Спали с комфортом – на полу, под перестук колес. Табличка аварийного выхода светила как око Саурона, так что, кто хотел белые ночи – добро пожаловать. А утро встретило нас свежим снегом и пейзажами неимоверной красоты. Вот, например, усталые кони
и красные скалы
прогулялись к реке
Вадик даже забацал панорамку
Пока пялились на то, как красиво снежинки падают на шпалы, к разъезду подкрался грузовой состав, чей последний вагон закончился в аккурат там же, где и деревянный переход через пути. Чертыхаясь перетащили велики через рельсы и покатились на юг по грунтовке Кой-Мина-Ивановка-Хабайдак-Мана. Красота вокруг стояла непередаваемая.
Раскисшая дорога левой обочиной упиралась в железнодорожную насыпь, правой – в Ману. И так до самого Коя (на кой нам этот Кой?). Цвет воды был просто фантастическим, трафик – нулевым. Небо то проливалось дождем, то просыпалось снежной крупой. Ехали и глазели.
Вадик в тренде
еще панорамки красивенькие
В Кое погода испортилась напрочь. Залезли на штабеля досок на выезде из поселка – это было единственное сухое место посреди гигантской лужи, правда, сверху поливало нещадно. Вскипятили воды, доели остатки перекусов, понимая, что следующий магазин будет нескоро – в Мине, и потащились в гору. Теперь глаз радовали белоснежные склоны Аргыждека, маячившие в тучах. Потом и они исчезли. Вот так выглядит Кой летом
и тамошний мост через Ману
Дорога бежала вдоль Мины – притока Маны, и если в Мане вода была зелено-бирюзовой, то в Мине она казалась черной, а камушки и песок на дне переливались золотинками. Хотя, может, это с голоду так казалось.
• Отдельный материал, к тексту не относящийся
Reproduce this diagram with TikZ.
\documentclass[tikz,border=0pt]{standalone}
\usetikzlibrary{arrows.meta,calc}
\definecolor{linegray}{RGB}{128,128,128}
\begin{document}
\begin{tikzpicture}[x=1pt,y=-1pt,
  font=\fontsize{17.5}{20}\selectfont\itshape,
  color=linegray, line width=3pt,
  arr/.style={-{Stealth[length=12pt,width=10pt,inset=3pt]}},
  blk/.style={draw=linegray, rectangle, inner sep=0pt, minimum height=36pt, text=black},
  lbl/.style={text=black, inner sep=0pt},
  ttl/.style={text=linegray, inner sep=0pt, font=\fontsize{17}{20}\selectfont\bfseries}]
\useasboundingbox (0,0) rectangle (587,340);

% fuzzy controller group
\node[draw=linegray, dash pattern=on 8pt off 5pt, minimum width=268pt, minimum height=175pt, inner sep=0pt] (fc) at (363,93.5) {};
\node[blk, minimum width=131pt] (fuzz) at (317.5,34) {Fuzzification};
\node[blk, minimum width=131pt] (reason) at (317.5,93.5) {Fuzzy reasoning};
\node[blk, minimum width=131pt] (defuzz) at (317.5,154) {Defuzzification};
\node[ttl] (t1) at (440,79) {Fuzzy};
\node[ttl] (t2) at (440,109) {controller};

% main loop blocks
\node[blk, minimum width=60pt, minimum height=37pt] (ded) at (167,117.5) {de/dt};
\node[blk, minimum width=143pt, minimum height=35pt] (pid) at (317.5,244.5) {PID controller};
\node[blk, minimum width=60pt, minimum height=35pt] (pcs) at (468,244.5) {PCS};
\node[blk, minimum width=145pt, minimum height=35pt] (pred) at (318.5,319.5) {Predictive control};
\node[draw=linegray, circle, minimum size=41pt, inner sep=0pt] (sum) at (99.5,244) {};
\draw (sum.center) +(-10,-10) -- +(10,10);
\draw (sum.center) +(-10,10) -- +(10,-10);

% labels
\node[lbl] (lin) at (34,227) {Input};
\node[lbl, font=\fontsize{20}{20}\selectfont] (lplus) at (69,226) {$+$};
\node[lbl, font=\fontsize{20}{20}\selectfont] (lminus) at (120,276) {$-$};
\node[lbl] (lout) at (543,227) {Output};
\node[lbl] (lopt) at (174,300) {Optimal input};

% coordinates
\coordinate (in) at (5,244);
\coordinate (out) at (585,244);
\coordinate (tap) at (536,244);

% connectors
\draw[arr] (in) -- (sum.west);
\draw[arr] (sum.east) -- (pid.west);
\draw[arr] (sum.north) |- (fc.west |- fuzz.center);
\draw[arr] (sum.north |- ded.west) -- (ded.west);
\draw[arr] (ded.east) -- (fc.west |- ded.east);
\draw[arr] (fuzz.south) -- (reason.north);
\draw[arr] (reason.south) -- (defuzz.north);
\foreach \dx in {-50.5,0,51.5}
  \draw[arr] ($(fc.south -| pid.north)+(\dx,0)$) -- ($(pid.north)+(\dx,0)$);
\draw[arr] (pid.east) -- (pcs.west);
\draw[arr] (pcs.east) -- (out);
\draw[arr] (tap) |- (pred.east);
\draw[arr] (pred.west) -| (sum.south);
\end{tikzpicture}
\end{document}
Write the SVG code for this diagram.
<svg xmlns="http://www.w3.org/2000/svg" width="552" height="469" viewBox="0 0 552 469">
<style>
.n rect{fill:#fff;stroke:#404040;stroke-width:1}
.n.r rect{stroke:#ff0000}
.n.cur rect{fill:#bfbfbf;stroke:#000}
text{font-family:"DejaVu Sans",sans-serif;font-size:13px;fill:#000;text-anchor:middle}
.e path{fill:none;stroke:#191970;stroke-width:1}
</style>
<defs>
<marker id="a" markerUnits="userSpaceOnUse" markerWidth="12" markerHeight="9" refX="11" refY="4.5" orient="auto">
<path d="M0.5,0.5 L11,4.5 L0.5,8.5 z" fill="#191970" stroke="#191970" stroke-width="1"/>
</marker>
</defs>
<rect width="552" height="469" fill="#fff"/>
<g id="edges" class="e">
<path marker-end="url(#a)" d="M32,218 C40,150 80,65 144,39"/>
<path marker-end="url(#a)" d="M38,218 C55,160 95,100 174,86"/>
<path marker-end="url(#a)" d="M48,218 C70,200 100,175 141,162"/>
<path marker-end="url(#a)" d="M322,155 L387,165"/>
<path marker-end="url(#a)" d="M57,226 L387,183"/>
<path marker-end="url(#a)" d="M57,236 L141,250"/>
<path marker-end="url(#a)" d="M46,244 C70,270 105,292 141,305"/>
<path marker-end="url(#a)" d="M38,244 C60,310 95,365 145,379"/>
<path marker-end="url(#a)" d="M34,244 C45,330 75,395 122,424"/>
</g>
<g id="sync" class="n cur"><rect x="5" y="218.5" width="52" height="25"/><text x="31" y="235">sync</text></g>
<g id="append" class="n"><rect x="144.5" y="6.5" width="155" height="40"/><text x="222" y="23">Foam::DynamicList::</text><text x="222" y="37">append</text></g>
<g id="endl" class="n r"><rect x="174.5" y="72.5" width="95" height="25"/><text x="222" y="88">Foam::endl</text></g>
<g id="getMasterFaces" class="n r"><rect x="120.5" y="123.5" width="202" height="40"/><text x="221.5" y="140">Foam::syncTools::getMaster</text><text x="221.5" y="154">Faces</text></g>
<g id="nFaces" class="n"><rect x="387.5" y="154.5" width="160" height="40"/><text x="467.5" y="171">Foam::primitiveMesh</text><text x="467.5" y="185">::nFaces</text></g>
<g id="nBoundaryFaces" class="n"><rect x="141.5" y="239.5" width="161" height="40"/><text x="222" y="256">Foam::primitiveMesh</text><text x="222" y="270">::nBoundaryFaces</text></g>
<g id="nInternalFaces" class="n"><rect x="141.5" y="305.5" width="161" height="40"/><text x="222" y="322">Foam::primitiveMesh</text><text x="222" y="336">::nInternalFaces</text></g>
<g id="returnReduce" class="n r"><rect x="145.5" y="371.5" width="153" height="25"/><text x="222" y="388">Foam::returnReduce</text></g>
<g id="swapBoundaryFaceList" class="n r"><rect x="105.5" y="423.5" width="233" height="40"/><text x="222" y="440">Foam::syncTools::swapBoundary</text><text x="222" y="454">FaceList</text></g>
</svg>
Машин стало больше – мужики массово выезжали на рыбалку. Дорога вдоль Мины была очень красивой – скальные выходы, свежие побеги елочек, запруды, «расчески» - хотя и нудноватой, один плоскач. Даже небольшие спуски не радовали, грунт цеплялся за колеса, встречный ветер не давал разогнаться, приходилось крутить без остановки. Все мышцы на ногах надулись, спина ныла, натертая задница болела.
О том, что деревня недалеко возвестил выплывший из туч и тумана Кутурчин. Раньше он у нас был «недокутурчин», а на это раз стал «мимокутурчин», предстояло ехать, любуясь им, до самой станции. Столбы на плато, да и само оно было белым-белым... Что интересно, через неделю тем же маршрутом ехали Абели, так у них Кутурчин на фото так, припорошенный. Но не менее прекрасный. Вот он:
Откушали в деревне чем бог послал и покорячились дальше. Дорога на Ивановку шла все время вверх, постепенно суглинок сменился черноземом, любезно раскатанным лесовозной техникой. Мы ползли втроем, обсуждая, как классно было бы сейчас выхлебать пару термосов чая и сожрать большой творожный тортик, где-то впереди уже въезжали на станцию омичи, а между ними и нами на сликах ехал Миша. Он потом говорил, что временами радовался мысли, что он не один на планете, что сзади него бредут в безвременье и тумане по говнам еще три байкера а не наползает тьма и колеблющаяся пустота.
Мне казалось, что конца этому пути не будет. Сказать, что мы сами, велики и рюкзаки были грязными, значит не сказать вообще ничего. Когда начался спуск – настоящий, без кручения педалей, я даже не поверила своему счастью. Теперь главное было удержать равновесие на грязи и бегущих вниз потоках талой воды. Неожиданно спуск уперся в кладбище Хабайдака, что предвещало близкий и символичный финал. Почти 60 км красоты и говен окончились на станции – единственном чистом пятачке в поселке Мана. Почему-то я была уверена, что там везде асфальт, ну или щебенка, жд же рядом, есть чем отсыпать. Ничего подобного – все улицы представляли собой вялотекущее говнище. Велики перед упаковкой мыли на колонке возле школы. Оттуда несли их до станции практически на руках. У колонки стали свидетелями разговора двух девиц, набиравших воду: «И вот, мы приехали, а там грязища, снег валит, потом дождь пошел, холодно, что пипец, и я стою, смотрю на все это и думаю, какого хрена я тут делаю, зачем я на это подписалась?»
На этой оптимистической ноте и окончился первомайский велопоход.